■ Data excerpt

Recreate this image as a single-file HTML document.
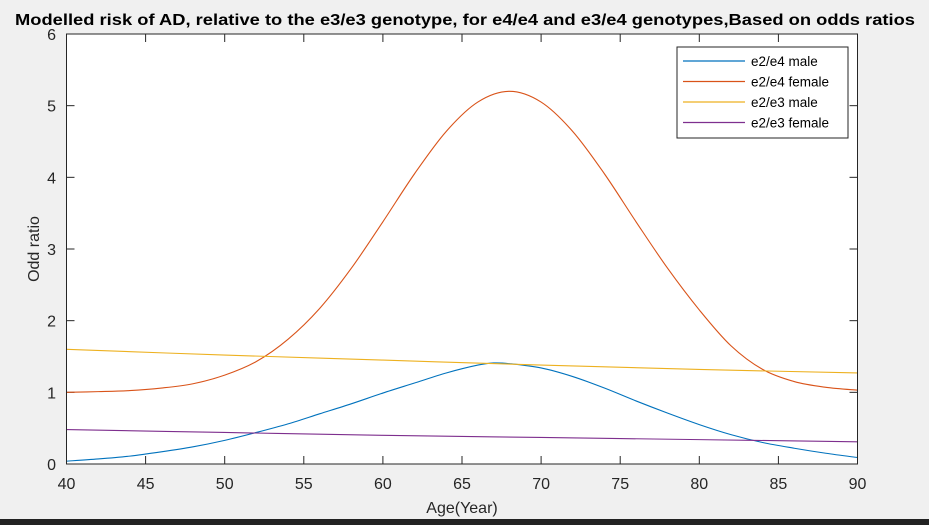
<!DOCTYPE html>
<html><head><meta charset="utf-8"><style>
body{margin:0;background:#f0f0f0;}
svg{display:block;font-family:"Liberation Sans",Arial,sans-serif;}
</style></head><body>
<svg id="chart" width="929" height="525">
<rect x="0" y="0" width="929" height="525" fill="#f0f0f0"/>
<rect x="0" y="519" width="929" height="6" fill="#222"/>
<text x="465" y="25" text-anchor="middle" font-size="15.5" font-weight="bold" textLength="900" lengthAdjust="spacingAndGlyphs">Modelled risk of AD, relative to the e3/e3 genotype, for e4/e4 and e3/e4 genotypes,Based on odds ratios</text>
<rect x="66.5" y="34" width="791" height="430" fill="#fff"/>
<g id="ticks"></g>
<g id="series"></g>
<rect x="66.5" y="34" width="791" height="430" fill="none" stroke="#262626" stroke-width="1"/>
<text x="462" y="513" text-anchor="middle" font-size="16" fill="#262626">Age(Year)</text>
<text transform="translate(39,249) rotate(-90)" text-anchor="middle" font-size="16" fill="#262626">Odd ratio</text>
<g>
<rect x="677" y="47" width="171" height="91" fill="#fff" stroke="#262626" stroke-width="1"/>
<g id="legend"></g>
</g>
</svg>
<script>
const xTicks=[40,45,50,55,60,65,70,75,80,85,90];
const yTicks=[0,1,2,3,4,5,6];
const seriesNames=["e2/e4 male","e2/e4 female","e2/e3 male","e2/e3 female"];
const seriesColors=["#0072BD","#D95319","#EDB120","#7E2F8E"];
const agesBlue=[40,42,44,46,48,50,52,54,56,58,60,62,64,66,67,68,70,72,74,76,78,80,82,84,86,88,90];
const valsBlue=[0.04,0.07,0.11,0.17,0.24,0.33,0.44,0.56,0.70,0.84,0.99,1.13,1.27,1.38,1.41,1.40,1.34,1.22,1.06,0.88,0.71,0.55,0.41,0.30,0.22,0.15,0.09];
const agesOrange=[40,42,44,46,48,50,52,54,56,58,60,62,64,66,68,70,72,74,76,78,80,82,84,86,88,90];
const valsOrange=[1.00,1.01,1.025,1.06,1.12,1.24,1.43,1.74,2.17,2.73,3.38,4.05,4.64,5.05,5.20,5.05,4.64,4.05,3.38,2.73,2.15,1.65,1.32,1.15,1.07,1.03];
const agesYellow=[40,50,60,70,80,90];
const valsYellow=[1.60,1.52,1.45,1.38,1.32,1.27];
const agesPurple=[40,50,60,70,80,90];
const valsPurple=[0.48,0.44,0.40,0.37,0.34,0.31];
const NS="http://www.w3.org/2000/svg";
const X0=66.5,X1=857.5,Y0=464,Y1=34;
const sx=v=>X0+(v-40)/(90-40)*(X1-X0);
const sy=v=>Y0-(v-0)/(6-0)*(Y0-Y1);
function mk(t,a){const e=document.createElementNS(NS,t);for(const k in a)e.setAttribute(k,a[k]);return e;}
const tg=document.getElementById('ticks');
xTicks.forEach(t=>{
  const x=sx(t);
  const l1=mk('line',{x1:x,x2:x,y1:Y0,y2:Y0-8,stroke:'#262626'});
  
  
  tg.appendChild(l1);
  const l2=mk('line',{x1:x,x2:x,y1:Y1,y2:Y1+8,stroke:'#262626'});
  
  
  tg.appendChild(l2);
  const tx=mk('text',{x:x,y:489,'text-anchor':'middle','font-size':16,fill:'#262626'});
  tx.textContent=t;
  
  
  tg.appendChild(tx);
});
yTicks.forEach(t=>{
  const y=sy(t);
  const l1=mk('line',{x1:X0,x2:X0+8,y1:y,y2:y,stroke:'#262626'});
  
  
  tg.appendChild(l1);
  const l2=mk('line',{x1:X1,x2:X1-8,y1:y,y2:y,stroke:'#262626'});
  
  
  tg.appendChild(l2);
  const tx=mk('text',{x:56,y:y+6,'text-anchor':'end','font-size':16,fill:'#262626'});
  tx.textContent=t;
  
  
  tg.appendChild(tx);
});
const sg=document.getElementById('series');
const data=[[agesBlue,valsBlue],[agesOrange,valsOrange],[agesYellow,valsYellow],[agesPurple,valsPurple]];
const lineNames=['line-e2e4-male','line-e2e4-female','line-e2e3-male','line-e2e3-female'];
function pathFor(xs,ys){
  const p=xs.map((x,i)=>[sx(x),sy(ys[i])]);
  let d='M'+p[0][0]+','+p[0][1];
  for(let i=0;i<p.length-1;i++){
    const p0=p[Math.max(0,i-1)],p1=p[i],p2=p[i+1],p3=p[Math.min(p.length-1,i+2)];
    const c1=[p1[0]+(p2[0]-p0[0])/6,p1[1]+(p2[1]-p0[1])/6];
    const c2=[p2[0]-(p3[0]-p1[0])/6,p2[1]-(p3[1]-p1[1])/6];
    d+=' C'+c1+' '+c2+' '+p2;
  }
  return d;
}
data.forEach((s,i)=>{
  const pa=mk('path',{d:pathFor(s[0],s[1]),fill:'none',stroke:seriesColors[i],'stroke-width':1.1});
  
  
  sg.appendChild(pa);
});
const lg=document.getElementById('legend');
seriesNames.forEach((n,i)=>{
  const y=61+i*20.5;
  const l=mk('line',{x1:683,x2:745,y1:y,y2:y,stroke:seriesColors[i],'stroke-width':1.2});
  
  
  lg.appendChild(l);
  const t=mk('text',{x:751,y:y+5,'font-size':13.5,fill:'#000'});
  t.textContent=n;
  
  
  lg.appendChild(t);
});
</script>
</body></html>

■ Set problem
Omit every picture, then reproduce the rest of the listing exactly.

■ Answer to the problem
Recreate this image as a single-file HTML document.
<!DOCTYPE html>
<html><head><meta charset="utf-8"><style>
body{margin:0;background:#f0f0f0;}
svg{display:block;font-family:"Liberation Sans",Arial,sans-serif;}
</style></head><body>
<svg id="chart" width="929" height="525">
<rect x="0" y="0" width="929" height="525" fill="#f0f0f0"/>
<rect x="0" y="519" width="929" height="6" fill="#222"/>
<text x="465" y="25" text-anchor="middle" font-size="15.5" font-weight="bold" textLength="900" lengthAdjust="spacingAndGlyphs">Modelled risk of AD, relative to the e3/e3 genotype, for e4/e4 and e3/e4 genotypes,Based on odds ratios</text>
<rect x="66.5" y="34" width="791" height="430" fill="#fff"/>
<g id="ticks"></g>
<g id="series"></g>
<rect x="66.5" y="34" width="791" height="430" fill="none" stroke="#262626" stroke-width="1"/>
<text x="462" y="513" text-anchor="middle" font-size="16" fill="#262626">Age(Year)</text>
<text transform="translate(39,249) rotate(-90)" text-anchor="middle" font-size="16" fill="#262626">Odd ratio</text>
<g>
<rect x="677" y="47" width="171" height="91" fill="#fff" stroke="#262626" stroke-width="1"/>
<g id="legend"></g>
</g>
</svg>
<script>
const xTicks=[40,45,50,55,60,65,70,75,80,85,90];
const yTicks=[0,1,2,3,4,5,6];
const seriesNames=["e2/e4 male","e2/e4 female","e2/e3 male","e2/e3 female"];
const seriesColors=["#0072BD","#D95319","#EDB120","#7E2F8E"];
const agesBlue=[40,42,44,46,48,50,52,54,56,58,60,62,64,66,67,68,70,72,74,76,78,80,82,84,86,88,90];
const valsBlue=[0.04,0.07,0.11,0.17,0.24,0.33,0.44,0.56,0.70,0.84,0.99,1.13,1.27,1.38,1.41,1.40,1.34,1.22,1.06,0.88,0.71,0.55,0.41,0.30,0.22,0.15,0.09];
const agesOrange=[40,42,44,46,48,50,52,54,56,58,60,62,64,66,68,70,72,74,76,78,80,82,84,86,88,90];
const valsOrange=[1.00,1.01,1.025,1.06,1.12,1.24,1.43,1.74,2.17,2.73,3.38,4.05,4.64,5.05,5.20,5.05,4.64,4.05,3.38,2.73,2.15,1.65,1.32,1.15,1.07,1.03];
const agesYellow=[40,50,60,70,80,90];
const valsYellow=[1.60,1.52,1.45,1.38,1.32,1.27];
const agesPurple=[40,50,60,70,80,90];
const valsPurple=[0.48,0.44,0.40,0.37,0.34,0.31];
const NS="http://www.w3.org/2000/svg";
const X0=66.5,X1=857.5,Y0=464,Y1=34;
const sx=v=>X0+(v-40)/(90-40)*(X1-X0);
const sy=v=>Y0-(v-0)/(6-0)*(Y0-Y1);
function mk(t,a){const e=document.createElementNS(NS,t);for(const k in a)e.setAttribute(k,a[k]);return e;}
const tg=document.getElementById('ticks');
xTicks.forEach(t=>{
  const x=sx(t);
  const l1=mk('line',{x1:x,x2:x,y1:Y0,y2:Y0-8,stroke:'#262626'});
  
  
  tg.appendChild(l1);
  const l2=mk('line',{x1:x,x2:x,y1:Y1,y2:Y1+8,stroke:'#262626'});
  
  
  tg.appendChild(l2);
  const tx=mk('text',{x:x,y:489,'text-anchor':'middle','font-size':16,fill:'#262626'});
  tx.textContent=t;
  
  
  tg.appendChild(tx);
});
yTicks.forEach(t=>{
  const y=sy(t);
  const l1=mk('line',{x1:X0,x2:X0+8,y1:y,y2:y,stroke:'#262626'});
  
  
  tg.appendChild(l1);
  const l2=mk('line',{x1:X1,x2:X1-8,y1:y,y2:y,stroke:'#262626'});
  
  
  tg.appendChild(l2);
  const tx=mk('text',{x:56,y:y+6,'text-anchor':'end','font-size':16,fill:'#262626'});
  tx.textContent=t;
  
  
  tg.appendChild(tx);
});
const sg=document.getElementById('series');
const data=[[agesBlue,valsBlue],[agesOrange,valsOrange],[agesYellow,valsYellow],[agesPurple,valsPurple]];
const lineNames=['line-e2e4-male','line-e2e4-female','line-e2e3-male','line-e2e3-female'];
function pathFor(xs,ys){
  const p=xs.map((x,i)=>[sx(x),sy(ys[i])]);
  let d='M'+p[0][0]+','+p[0][1];
  for(let i=0;i<p.length-1;i++){
    const p0=p[Math.max(0,i-1)],p1=p[i],p2=p[i+1],p3=p[Math.min(p.length-1,i+2)];
    const c1=[p1[0]+(p2[0]-p0[0])/6,p1[1]+(p2[1]-p0[1])/6];
    const c2=[p2[0]-(p3[0]-p1[0])/6,p2[1]-(p3[1]-p1[1])/6];
    d+=' C'+c1+' '+c2+' '+p2;
  }
  return d;
}
data.forEach((s,i)=>{
  const pa=mk('path',{d:pathFor(s[0],s[1]),fill:'none',stroke:seriesColors[i],'stroke-width':1.1});
  
  
  sg.appendChild(pa);
});
const lg=document.getElementById('legend');
seriesNames.forEach((n,i)=>{
  const y=61+i*20.5;
  const l=mk('line',{x1:683,x2:745,y1:y,y2:y,stroke:seriesColors[i],'stroke-width':1.2});
  
  
  lg.appendChild(l);
  const t=mk('text',{x:751,y:y+5,'font-size':13.5,fill:'#000'});
  t.textContent=n;
  
  
  lg.appendChild(t);
});
</script>
</body></html>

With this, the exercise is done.